Los homicidios cuyas características indican que han sido cometidos por asesinos a sueldo, se incrementan a ritmo literalmente exponencial.
Ello significa que tenemos un problema grave entre manos: el sicariato.
Podría detenerme en la lamentable circunstancia de que exista alguien capaz de matar por dinero y de que exista otro dispuesto a pagar para que arrebaten una vida humana.
Sin embargo, más que aquel dispuesto a matar por dinero o aquel capaz de encargar la muerte de otro, me preocupa lo que pasa con las personas que no son capaces de matar por dinero ni de encargar muerte alguna.
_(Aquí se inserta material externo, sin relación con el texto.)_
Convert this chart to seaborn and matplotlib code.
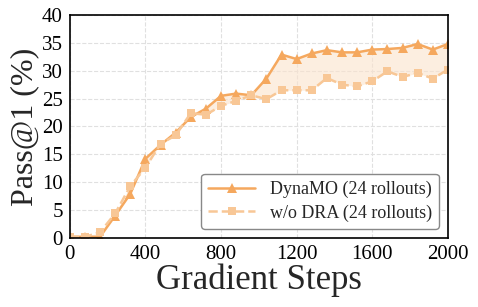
import numpy as np
import pandas as pd
import matplotlib
matplotlib.use("Agg")
import matplotlib.pyplot as plt
import seaborn as sns

# ── Data ─────────────────────────────────────────────
steps = list(range(0, 2001, 80))
dynamo = [0.2, 0.2, 0.2, 4.0, 7.9, 14.2, 16.7, 18.9, 21.7, 23.2, 25.5, 25.9, 25.6,
          28.6, 32.9, 32.1, 33.1, 33.7, 33.3, 33.3, 33.8, 33.9, 34.1, 34.8, 33.8, 34.8]
wo_dra = [0.2, 0.2, 1.0, 4.4, 9.3, 12.6, 16.9, 18.4, 22.4, 22.1, 23.7, 24.6, 25.6,
          24.9, 26.5, 26.5, 26.5, 28.7, 27.5, 27.2, 28.1, 29.9, 28.9, 29.6, 28.6, 30.2]

df = pd.DataFrame({"step": steps, "DynaMO": dynamo, "w/o DRA": wo_dra})

# ── Style ─────────────────────────────────────────────
sns.set_theme(style="white")
plt.rcParams["font.family"] = ["Liberation Serif", "DejaVu Serif"]

fig = plt.figure(figsize=(4.78, 3.07), dpi=100)
ax = fig.add_axes([0.146, 0.225, 0.791, 0.726])

c_main = "#F5A85E"
c_abl = "#F8C796"

ax.fill_between(df["step"], df["w/o DRA"], df["DynaMO"], color="#FBE3CC", alpha=0.6, lw=0)
sns.lineplot(data=df, x="step", y="DynaMO", ax=ax, color=c_main, lw=1.8,
             marker="^", markersize=7, markeredgewidth=0, label="DynaMO (24 rollouts)")
sns.lineplot(data=df, x="step", y="w/o DRA", ax=ax, color=c_abl, lw=1.8, ls="--",
             marker="s", markersize=5.5, markeredgewidth=0, label="w/o DRA (24 rollouts)")

ax.set_xlim(0, 2000)
ax.set_ylim(0, 40)
ax.set_xticks(range(0, 2001, 400))
ax.set_yticks(range(0, 41, 5))
ax.tick_params(labelsize=15, length=3, width=1, direction="out", colors="black", pad=2)
ax.grid(True, ls="--", color="#e0e0e0", lw=0.8)
for s in ax.spines.values():
    s.set_color("black")
    s.set_linewidth(1.2)

ax.set_xlabel("Gradient Steps", fontsize=25, labelpad=0)
ax.set_ylabel("Pass@1 (%)", fontsize=23, labelpad=2)

leg = ax.legend(loc="lower right", fontsize=13, frameon=True, fancybox=True,
                edgecolor="#888888", framealpha=1, handlelength=2.6, borderpad=0.4,
                labelspacing=0.35)

fig.savefig("out.png", dpi=100)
Me preocupa la reacción que como sociedad estamos teniendo frente a ese fenómeno.
Me preocupa que no nos repugne lo suficiente.
Me inquieta y a veces me entristece la indiferencia con que asumimos el hecho de que alguien fue asesinado. Y mi inquietud y tristeza se tornan en irritación y enfado cuando escucho que, frente a lo que parece una muerte por encargo, casi se justifica el homicidio, con aquello de «algo hizo».
Sí, es posible que «algo haya hecho». Es posible que haya birlado a un cómplice. Es posible que no haya pagado la droga. Es posible que él mismo haya arrebatado otra vida humana. Pero también es posible que haya enfadado a un vecino por cualquier asunto doméstico. Es posible que no haya querido casarse con su novia o novio de años. Es posible que haya heredado lo que otro cree que le pertenece.
En palabras sencillas, no todo el que ha caído bajo una bala pagada merecía su destino.
Es cierto que siempre habrá quien mate por dinero. Y que siempre habrá quien pague para que maten. Pero aquellos que somos incapaces de matar por dinero o pagar para que maten, no podemos justificar, ni tolerar, bajo ninguna circunstancia este hecho aborrecible. Esa justificación y tolerancia, que con sorpresa estoy observando en gente de bien, alimenta el fenómeno.
En definitiva, no basta con que seamos incapaces de hacerlo. Debe repugnarnos. Debe irritarnos. Debe resultarnos inaceptable.